Et si Interstellar penchait in fine vers les atours du cinéma du papa de E.T. (et le sentimentalisme qui lui est si cher, tout autant que le thème de la famille, véritable point d'ancrage émotionnel de son cinéma), ici Nolan cite directement la mise en scène clinique du paternel de Shining; une volonté visible dès la durée particulièrement courte de son métrage (1h40 tout rond), assez inhabituelle pour une expérience Nolanienne ces dernières années, ou même encore la sobriété évidente de sa mise en scène.
Si le film de guerre semblait déjà nous avoir tout dit au fil des décennies, Dunkerque prend le pari de nous contredire à la fois par la force du sujet de son histoire (l'opération Dynamo est méconnue par beaucoup) que par le parti pris culotté de son invitation : une véritable plongée en immersion au coeur du chaos, aussi tendue qu'anxiogène et à la lisière du film muet - les dialogues sont rares -, tant le cinéaste s'échine à vouloir crier l'horreur de la guerre sans le moindre mot.
Collant son spectateur sur son siège dès sa scène d'ouverture dantesque (le final l'est tout autant), Nolan signe un véritable survival entre terre, ciel et mer; une course contre la montre haletante pour la survie d'une poignée d'hommes confrontés autant à un ennemi féroce (les soldats Allemands, que l'on ne voit presque jamais à l'écran) qu'à eux-mêmes et au temps (le sentiment d'isolation, d'oubli face au temps qui défile et qu'on ne contrôle pas), presque tout aussi puissant.
Immersion totale à la limite de l'étouffement vu son rythme (réellement) effrené d'une fluidité remarquable (avec quelques respirations salvatrices via quelques scènes plus " lentes "), le spectateur vit avec ce véritable classique instantané (oui, il l'est), une expérience qui va presque au-delà du septième art.
Car au fond, ce que nous montre le cinéaste est tout simplement une réalité historique douloureuse, vécue par une poignée d'hommes pris au piège et dont on ne connait rien ou presque - pas même leurs noms pour certains -, mais pour qui l'on ressent pourtant une profonde empathie tout du long.
Une narration un brin facile donc (et pas toujours cohérente également), totalement tournée vers l'humain et l'émotion (et symbolique dans sa volonté de retranscrire l'essence même de l'héroïsme), qui fait férocement mouche au final tant Nolan va constamment à l'essentiel, bien aidé notamment par un casting totalement voué à sa cause (Tom Hardy, Cillian Murphy et Mark Rylance sont parfaits, les découvertes Harry Styles et Fionn Whitehead sont convaincantes).

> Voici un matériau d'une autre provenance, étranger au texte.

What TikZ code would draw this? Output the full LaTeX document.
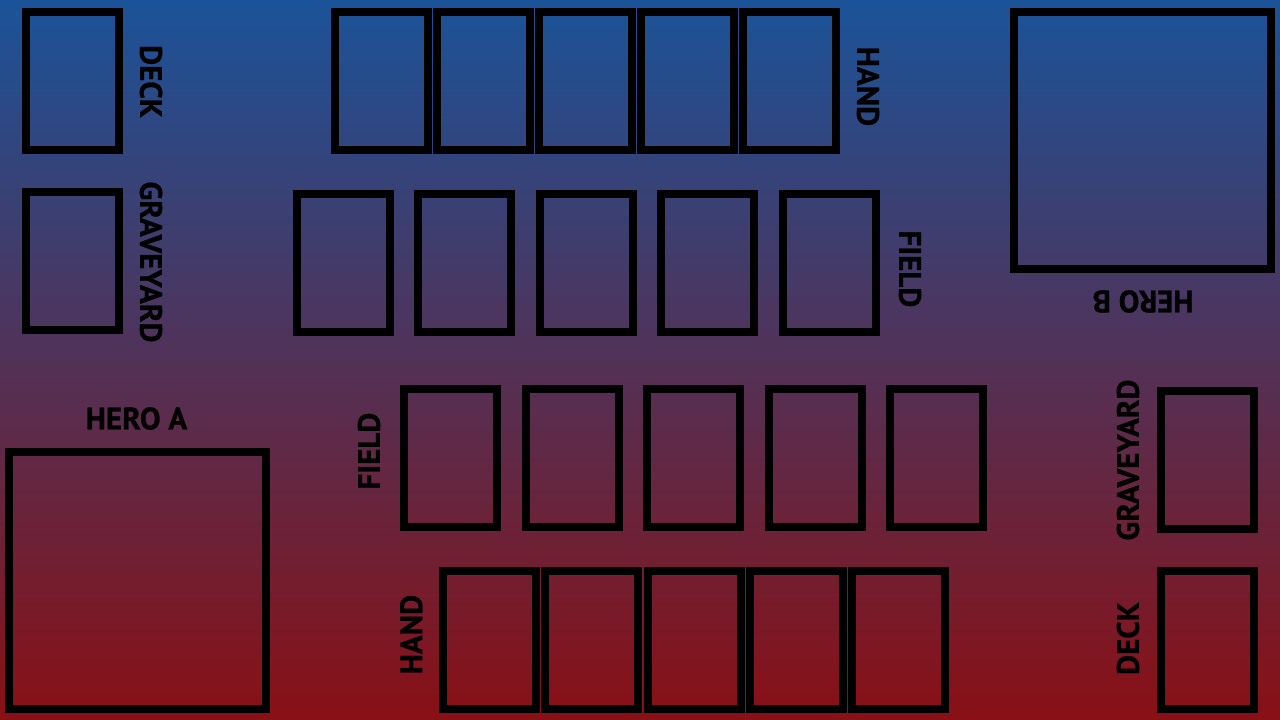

Sombre et violent sans ne jamais verser dans le déchainement visuel, d'un réalisme froid et cruel comme rarement peuvent l'être les blockbusters US d'aujourd'hui; Dunkerque est un divertissement total, un grand film de guerre - mais pas que -, une expérience aussi imposante et grisante qu'elle est intense, brutale et émotionnellement incroyable, qui nous hante encore longtemps après sa vision.
Ou quand un maitre du septième art est au sommet de son art et en complète possession de son sujet et de son talent, tout simplement.